Partners in Health and its sister organization, Zanmi Lasante (“Partners in Health” in Haitian Creole), the largest health care provider in rural Haiti, have established a partnership with University Hospital in Port-au-Prince to help rebuild the Hôpital de l’Université d’état d’Haiti, the country's largest public hospital, as a major center for patient care and physician training. Dr. Lyon, who has worked with Zanmi Lasante for the past decade, acts as a middleman between foreign aid groups and Haitian medical personnel who turned the badly damaged hospital into an emergency surgical center after the earthquake.

Meanwhile, Project Medishare is working with University Hospital's Hospital de la Paix in Port-au-Prince by establishing a surgical training program. The group is training surgeons to repair clefts and treat burns and has initiated a pediatric neurosurgery training program, said Dr. Fournier.

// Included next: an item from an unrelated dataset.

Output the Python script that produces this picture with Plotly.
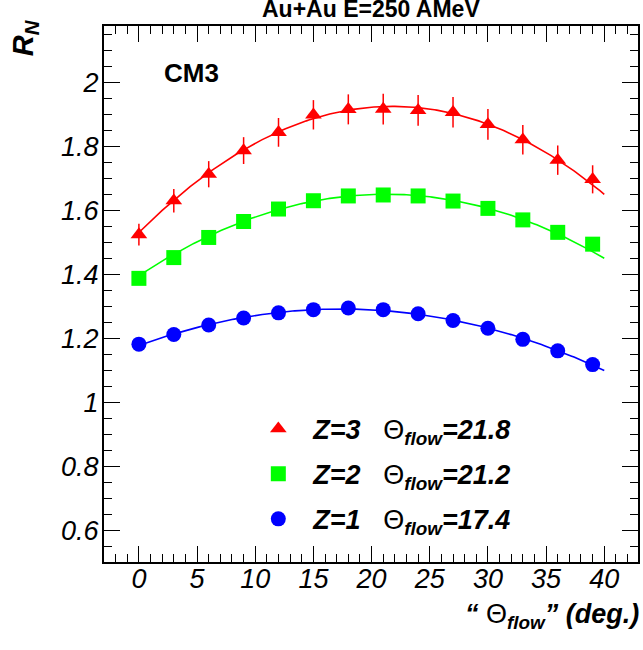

“It [rebuilding] will take small organizations like ours with grassroots there that are willing to make a commitment in partnership with Haitian people,” said Dr. Fournier. “You have to have a coordinated plan and hopefully people won't get donor fatigue and forget about this when cameras are no longer shining on these poor people who are suffering.”

Partners in Health's short-term goal is to establish decent care at Hôpital de l’Université d’état d’Haiti, which was dysfunctional and underfunded before the quake, said Dr. Lyon. Long-term, the aim is to help the hospital train new doctors and establish a Haitian medical faculty. A formal plan is not yet in place but one idea is to establish exchanges with major U.S. medical schools.

But while re-establishing a Haitian-run medical system is a noble goal, it may be destined to failure.

“The U.S. should stay involved in running Haiti's hospitals,” said Dr. Williams, citing Haiti's widespread government corruption and the magnitude of the destruction. “[Haiti] has never functioned properly and it's never had a functioning government,” he explained. “So when you talk about turning things over to the Haitians, it's a great idea but there's a good chance it will be plundered [by the government].”

And even with extensive international aid, rebuilding is a daunting prospect in light of Haiti's pre-existing conditions.

“In the short term we are working in collaboration with the Haitians to raise the standard of care, including basic materials to work,” said Dr. Lyon. “Rehabilitation back to the baseline of a poor public health system is a five- to 10-year project.”